Publié le 26 janvier 2016 par Angèle Paoli

UNE HISTOIRE DE "MAILLAGE À TROUVER"

" I l peint Je regarde Ça bruit J'écoute

Silence L'énergie circule Il peint J'écris

Il parle - peu - j'entends Nos corps penchent

Une feuille tombe Reflux sous l'écorce On se sépare

Il peint toujours J'écris de plus loin je tends l'oreille... "

Le regard est celui du poète Jacques Moulin. Les textes accueillis par L'Atelier Contemporain & Le 19, Crac sont rassemblés sous le titre Écrire à vue. Un titre-projet. Une invitation à " croiser les regards " faite au poète par Philippe Ciroulnik, directeur du 19, Centre régional d'art contemporain de Montbéliard.

Le poète se prête à ce dessein, avec talent, avec bonheur :

" Entrer sans effraction dans la vérité de leur monde. Prendre langue avec. À la lettre. Sans heurt... "

Les artistes présents dans cet ouvrage - peintres sculpteurs plasticiens photographes - sont des artistes connus des galeristes. Leurs œuvres font l'objet d'expositions : galeries d'art contemporain, Le Polaris à Corbas, La Predelle à Mersuay ; musées de Châteauroux, de Nantes. Le Centre régional d'art contemporain de Montbéliard (Doubs). Le 19, Crac, a vocation à faire connaître le travail de ces artistes et à révéler leur talent. Les œuvres exposées figurent dans des catalogues d'exposition et des revues.

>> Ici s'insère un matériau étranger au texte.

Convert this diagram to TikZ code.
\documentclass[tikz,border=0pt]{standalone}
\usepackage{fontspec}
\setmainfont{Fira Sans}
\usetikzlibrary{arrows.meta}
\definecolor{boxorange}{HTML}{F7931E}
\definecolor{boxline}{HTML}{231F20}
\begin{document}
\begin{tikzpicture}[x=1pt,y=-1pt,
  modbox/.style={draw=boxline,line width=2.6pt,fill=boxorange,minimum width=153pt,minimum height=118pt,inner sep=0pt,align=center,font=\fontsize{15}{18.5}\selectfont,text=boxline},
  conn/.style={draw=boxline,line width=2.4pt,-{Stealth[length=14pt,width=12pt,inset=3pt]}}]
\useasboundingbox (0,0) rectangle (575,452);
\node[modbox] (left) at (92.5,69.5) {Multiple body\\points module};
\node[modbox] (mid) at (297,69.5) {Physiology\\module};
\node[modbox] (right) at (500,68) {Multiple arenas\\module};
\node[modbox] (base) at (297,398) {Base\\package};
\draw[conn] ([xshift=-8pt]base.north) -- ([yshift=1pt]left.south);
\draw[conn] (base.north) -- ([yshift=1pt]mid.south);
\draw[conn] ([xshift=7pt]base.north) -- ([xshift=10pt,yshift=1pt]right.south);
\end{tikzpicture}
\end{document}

La première de couverture - une encre de couleur d'Adrienne Farb : Encre n° 67, 2007 - invite à la découverte. Suivre le poète et aller avec lui au-devant des gestes amples " geysers " de couleurs " jeu de circonvolutions " jusqu'à l'" écriture vertébrée " de l'arbre. Peut-être* est-ce l'une des encres d'Adrienne Farb, exposées en 2004 à la Crac, qui a inspiré au poète ces vers :

" Tracer de longs signes d'espace

Toucher le geste

Et sa lumière "

( in " Traversée du paysage ").

On pourrait aussi bien lui attribuer ces mots : " chaque couleur attend son heure pour se porter vers l'autre dans la montée du trait " ( in " Penche-toi ")

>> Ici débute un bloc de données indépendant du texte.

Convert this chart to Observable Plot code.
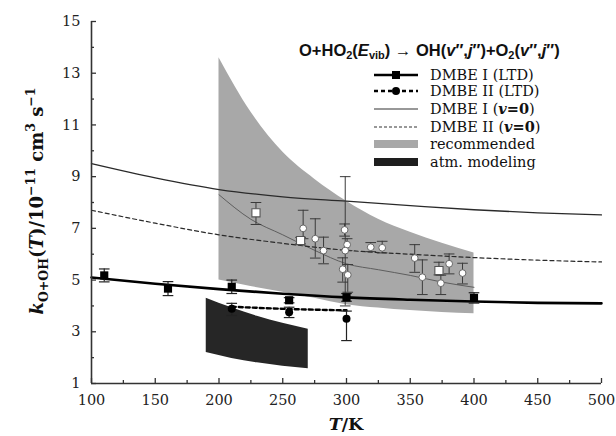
<!DOCTYPE html>
<html>
<head>
<meta charset="utf-8">
<script src="https://cdn.jsdelivr.net/npm/d3@7"></script>
<script src="https://cdn.jsdelivr.net/npm/@observablehq/plot@0.6"></script>
<style>
  body { margin: 0; background: #fff; }
  #chart { position: relative; width: 616px; height: 436px; }
  #legend { position: absolute; left: 0; top: 0; width: 616px; height: 436px; pointer-events: none; }
  .ttl { position: absolute; left: 299px; top: 41px; font: bold 16.5px "Liberation Sans", Arial, sans-serif; color: #111; white-space: nowrap; }
  .ttl sub { font-size: 11px; vertical-align: -3px; }
</style>
</head>
<body>
<div id="chart"></div>
<script>
// Temperature grid (K) for the model curves
const tGrid = [100, 150, 200, 250, 300, 350, 400, 450, 500];
// DMBE I and DMBE II, ground vibrational state (v=0)
const dmbe1V0 = [9.5, 8.95, 8.5, 8.22, 8.05, 7.88, 7.72, 7.6, 7.52];
const dmbe2V0 = [7.7, 7.2, 6.75, 6.42, 6.15, 6.0, 5.87, 5.77, 5.7];
// DMBE I (LTD) fitted curve
const dmbe1LtdFit = [5.1, 4.86, 4.65, 4.47, 4.33, 4.24, 4.17, 4.12, 4.1];

// DMBE I (LTD) computed points with error bars
const dmbe1LtdT = [110, 160, 210, 255, 300, 400];
const dmbe1LtdK = [5.18, 4.67, 4.74, 4.22, 4.33, 4.31];
const dmbe1LtdErr = [0.25, 0.27, 0.26, 0.1, 0.15, 0.2];

// DMBE II (LTD) computed points and connecting curve
const dmbe2LtdT = [210, 255, 300];
const dmbe2LtdK = [3.89, 3.76, 3.5];
const dmbe2LtdLo = [3.63, 3.55, 2.66];
const dmbe2LtdHi = [4.1, 3.95, 3.8];
const dmbe2LtdLineK = [3.97, 3.88, 3.83];

// Recommended band
const recT = [200, 225, 250, 275, 300, 325, 350, 375, 400];
const recHigh = [13.6, 11.5, 9.95, 8.9, 8.05, 7.35, 6.85, 6.42, 6.05];
const recLow = [5.0, 4.75, 4.53, 4.3, 4.05, 3.92, 3.82, 3.75, 3.7];
const recMid = [8.3, 7.35, 6.75, 6.15, 5.63, 5.4, 5.18, 4.92, 4.72];

// Atmospheric modeling band
const atmT = [190, 210, 230, 250, 270];
const atmHigh = [4.3, 3.93, 3.6, 3.33, 3.1];
const atmLow = [2.2, 1.97, 1.8, 1.67, 1.57];

// Experimental measurements
const expT =    [229, 264, 266, 275.5, 282, 298.5, 300.5, 299, 297, 301, 319, 328, 353.5, 359.5, 372.5, 374, 380.5, 391];
const expK =    [7.6, 6.53, 7.0, 6.6, 6.14, 6.94, 6.37, 6.14, 5.42, 5.2, 6.27, 6.25, 5.85, 5.11, 5.37, 4.88, 5.63, 5.27];
const expLo =   [7.15, 6.4, 6.6, 5.85, 5.63, 6.7, 6.14, 4.0, 4.92, 4.53, 6.1, 6.05, 5.3, 4.44, 5.2, 4.44, 5.24, 4.85];
const expHi =   [8.0, 6.65, 7.7, 7.37, 6.66, 7.17, 6.6, 9.0, 5.86, 5.6, 6.45, 6.5, 6.37, 5.78, 5.69, 5.19, 6.01, 5.65];
const expKind = ["sq", "sq", "ci", "ci", "ci", "ci", "ci", "ci", "ci", "ci", "ci", "ci", "ci", "ci", "sq", "ci", "ci", "ci"];

// Axis ticks
const xMajor = [100, 150, 200, 250, 300, 350, 400, 450, 500];
const xMinor = [125, 175, 225, 275, 325, 375, 425, 475];
const yMajor = [1, 3, 5, 7, 9, 11, 13, 15];
const yMinor = [2, 4, 6, 8, 10, 12, 14];

// Tables
const curves = tGrid.map((T, i) => ({T, a: dmbe1V0[i], b: dmbe2V0[i], c: dmbe1LtdFit[i]}));
const recBand = recT.map((T, i) => ({T, lo: recLow[i], hi: recHigh[i], mid: recMid[i]}));
const atmBand = atmT.map((T, i) => ({T, lo: atmLow[i], hi: atmHigh[i]}));
const ltd1 = dmbe1LtdT.map((T, i) => ({T, k: dmbe1LtdK[i], lo: dmbe1LtdK[i] - dmbe1LtdErr[i], hi: dmbe1LtdK[i] + dmbe1LtdErr[i]}));
const ltd2 = dmbe2LtdT.map((T, i) => ({T, k: dmbe2LtdK[i], lo: dmbe2LtdLo[i], hi: dmbe2LtdHi[i], line: dmbe2LtdLineK[i]}));
const expData = expT.map((T, i) => ({T, k: expK[i], lo: expLo[i], hi: expHi[i], kind: expKind[i]}));

// Horizontal stroke used as an error-bar cap
const capSymbol = {draw(ctx, size) { const w = Math.sqrt(size); ctx.moveTo(-w, 0); ctx.lineTo(w, 0); }};

const serif = "'DejaVu Serif', 'Liberation Serif', serif";
const axisColor = "#333";

const plot = Plot.plot({
  width: 616,
  height: 436,
  marginLeft: 91,
  marginRight: 15,
  marginTop: 21,
  marginBottom: 53,
  style: {fontFamily: serif, background: "#fff", color: "#222"},
  x: {domain: [100, 500]},
  y: {domain: [1, 15]},
  marks: [
    // bands
    Plot.areaY(recBand, {x: "T", y1: "lo", y2: "hi", fill: "#a8a8a8", curve: "monotone-x"}),
    Plot.areaY(atmBand, {x: "T", y1: "lo", y2: "hi", fill: "#262626", curve: "monotone-x"}),
    Plot.line(recBand, {x: "T", y: "mid", stroke: "#5e5e5e", strokeWidth: 1, curve: "monotone-x"}),
    // model curves, v=0
    Plot.line(curves, {x: "T", y: "a", stroke: "#2a2a2a", strokeWidth: 1.3, curve: "monotone-x"}),
    Plot.line(curves, {x: "T", y: "b", stroke: "#2a2a2a", strokeWidth: 1.2, strokeDasharray: "4,3", curve: "monotone-x"}),
    // LTD curves
    Plot.line(curves, {x: "T", y: "c", stroke: "#000", strokeWidth: 2.6, curve: "monotone-x"}),
    Plot.line(ltd2, {x: "T", y: "line", stroke: "#000", strokeWidth: 2.4, strokeDasharray: "4,3", curve: "monotone-x"}),
    // experimental error bars
    Plot.ruleX(expData, {x: "T", y1: "lo", y2: "hi", stroke: "#3a3a3a", strokeWidth: 1}),
    Plot.dot(expData, {x: "T", y: "lo", symbol: capSymbol, r: 3, stroke: "#3a3a3a", strokeWidth: 1}),
    Plot.dot(expData, {x: "T", y: "hi", symbol: capSymbol, r: 3, stroke: "#3a3a3a", strokeWidth: 1}),
    // LTD error bars
    Plot.ruleX(ltd1, {x: "T", y1: "lo", y2: "hi", stroke: "#222", strokeWidth: 1.2}),
    Plot.dot(ltd1, {x: "T", y: "lo", symbol: capSymbol, r: 3, stroke: "#222", strokeWidth: 1.2}),
    Plot.dot(ltd1, {x: "T", y: "hi", symbol: capSymbol, r: 3, stroke: "#222", strokeWidth: 1.2}),
    Plot.ruleX(ltd2, {x: "T", y1: "lo", y2: "hi", stroke: "#222", strokeWidth: 1.2}),
    Plot.dot(ltd2, {x: "T", y: "lo", symbol: capSymbol, r: 3, stroke: "#222", strokeWidth: 1.2}),
    Plot.dot(ltd2, {x: "T", y: "hi", symbol: capSymbol, r: 3, stroke: "#222", strokeWidth: 1.2}),
    // experimental markers
    Plot.dot(expData.filter(d => d.kind === "ci"), {x: "T", y: "k", r: 3.4, fill: "#fff", stroke: "#666", strokeWidth: 1}),
    Plot.dot(expData.filter(d => d.kind === "sq"), {x: "T", y: "k", symbol: "square", r: 4.6, fill: "#fff", stroke: "#555", strokeWidth: 1.1}),
    // LTD markers
    Plot.dot(ltd1, {x: "T", y: "k", symbol: "square", r: 4.6, fill: "#000"}),
    Plot.dot(ltd2, {x: "T", y: "k", r: 4, fill: "#000"}),
    // axis lines
    Plot.ruleY([1], {x1: 100, x2: 500, stroke: axisColor, strokeWidth: 1.6}),
    Plot.ruleX([100], {y1: 1, y2: 15, stroke: axisColor, strokeWidth: 1.6}),
    // tick marks pointing inward
    Plot.axisX({ticks: xMajor, tickSize: -5, tickFormat: () => "", label: null, stroke: axisColor, strokeWidth: 1.3}),
    Plot.axisX({ticks: xMinor, tickSize: -3, tickFormat: () => "", label: null, stroke: axisColor, strokeWidth: 1.3}),
    Plot.axisY({ticks: yMajor, tickSize: -5, tickFormat: () => "", label: null, stroke: axisColor, strokeWidth: 1.3}),
    Plot.axisY({ticks: yMinor, tickSize: -3, tickFormat: () => "", label: null, stroke: axisColor, strokeWidth: 1.3}),
    // tick labels
    Plot.axisX({ticks: xMajor, tickSize: 0, tickPadding: 11, label: null, fontSize: 14.5, fill: "#222"}),
    Plot.axisY({ticks: yMajor, tickSize: 0, tickPadding: 11, label: null, fontSize: 14.5, fill: "#222"})
  ]
});

const chart = document.getElementById("chart");
chart.appendChild(plot);

// Axis titles drawn into the SVG
const svg = d3.select(plot);
const ylab = svg.append("text")
  .attr("transform", "translate(43,201) rotate(-90)")
  .attr("text-anchor", "middle")
  .attr("font-family", serif)
  .attr("font-weight", "bold")
  .attr("font-size", 18)
  .attr("fill", "#111");
const parts = [
  ["k", "italic", 0], ["O+OH", "normal", 5, 12.5], ["(", "normal", -5], ["T", "italic", 0], [")/10", "normal", 0],
  ["−11", "normal", -8, 12.5], [" cm", "normal", 8], ["3", "normal", -8, 12.5], [" s", "normal", 8], ["−1", "normal", -8, 12.5]
];
for (const [t, style, dy, fs] of parts) {
  const ts = ylab.append("tspan").text(t).attr("font-style", style).attr("dy", dy);
  if (fs) ts.attr("font-size", fs);
}
const xlab = svg.append("text")
  .attr("x", 346).attr("y", 430)
  .attr("text-anchor", "middle")
  .attr("font-family", serif)
  .attr("font-weight", "bold")
  .attr("font-size", 17.5)
  .attr("fill", "#111");
xlab.append("tspan").text("T").attr("font-style", "italic");
xlab.append("tspan").text("/K");

// Legend overlay
const legend = d3.select(chart).append("div").attr("id", "legend");
legend.append("div").attr("class", "ttl")
  .html('O+HO<sub>2</sub>(<i>E</i><sub>vib</sub>) → OH(<i>v</i>″,<i>j</i>″)+O<sub>2</sub>(<i>v</i>″,<i>j</i>″)');

const lsvg = legend.append("svg").attr("width", 616).attr("height", 436)
  .style("position", "absolute").style("left", 0).style("top", 0);
const entries = [
  {label: [["DMBE I (LTD)", "normal", "normal"]], kind: "thick", marker: "square"},
  {label: [["DMBE II (LTD)", "normal", "normal"]], kind: "thickdash", marker: "circle"},
  {label: [["DMBE I (", "normal", "normal"], ["v", "italic", "bold"], ["=0", "normal", "bold"], [")", "normal", "normal"]], kind: "thin"},
  {label: [["DMBE II (", "normal", "normal"], ["v", "italic", "bold"], ["=0", "normal", "bold"], [")", "normal", "normal"]], kind: "thindash"},
  {label: [["recommended", "normal", "normal"]], kind: "grey"},
  {label: [["atm. modeling", "normal", "normal"]], kind: "black"}
];
const rowY = [75, 91, 109, 127, 144, 162];
const x0 = 374, x1 = 418, tx = 430;
entries.forEach((e, i) => {
  const y = rowY[i];
  const g = lsvg.append("g");
  if (e.kind === "thick" || e.kind === "thickdash") {
    g.append("line").attr("x1", x0).attr("x2", x1).attr("y1", y).attr("y2", y)
      .attr("stroke", "#000").attr("stroke-width", 2.4)
      .attr("stroke-dasharray", e.kind === "thickdash" ? "4,3" : null);
    if (e.marker === "square") g.append("rect").attr("x", 392).attr("y", y - 4).attr("width", 8).attr("height", 8).attr("fill", "#000");
    else g.append("circle").attr("cx", 396).attr("cy", y).attr("r", 4).attr("fill", "#000");
  } else if (e.kind === "thin" || e.kind === "thindash") {
    g.append("line").attr("x1", x0).attr("x2", x1).attr("y1", y).attr("y2", y)
      .attr("stroke", "#333").attr("stroke-width", 1.1)
      .attr("stroke-dasharray", e.kind === "thindash" ? "3,2" : null);
  } else {
    g.append("rect").attr("x", x0).attr("y", y - 4).attr("width", x1 - x0).attr("height", 8)
      .attr("fill", e.kind === "grey" ? "#a8a8a8" : "#1e1e1e");
  }
  const t = g.append("text").attr("x", tx).attr("y", y + 5)
    .attr("font-family", serif).attr("font-size", 14.5).attr("fill", "#111");
  for (const [s, st, w] of e.label) t.append("tspan").text(s).attr("font-style", st).attr("font-weight", w);
});
</script>
</body>
</html>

Le poète est là, entre les pages ; le peintre aussi. L'atelier est un vaisseau ; une ruche ; un paysage en plein air. Chacun s'y absorbe, attentif à l'autre à son travail à sa concentration à son silence. Le poète observe les gestes les couleurs les formes les linéaments ; il entre en empathie avec le peintre ; il entre dans la toile. " Sans effraction ".

" On se retrouve

On s'essaie à la forêt - un arbre puis un autre

Le livre se compose

Peintures Poèmes

On entre en écho "

( in " La Botanique des jours ")

Le travail d'écriture se fait à l'écoute. Une écoute intériorisée. Qui vient du bruissement de la toile et se fond à lui :

" on entend le bruit des peaux et des pinceaux comme un bruissement du voir "

( in " Penche-toi ").

Ou encore, à propos du même artiste (Charles Belle), dans la perception du mouvement intérieur qui guide le pinceau et la rêverie :

" c'est cela que tu cherches à livrer dans la couleur du geste le bruit ténu de la vie tenue dans la chute même "

( in " Penche-toi ").

Ailleurs, s'absorbant jusqu'à " la claudication du voir ", le poète interroge la photographe Carole Denéchaud en un long poème rythmé par le retour du leitmotiv :

" Qu'est-ce que tu trames sur tes photos/ Qu'est-ce qui se trame. "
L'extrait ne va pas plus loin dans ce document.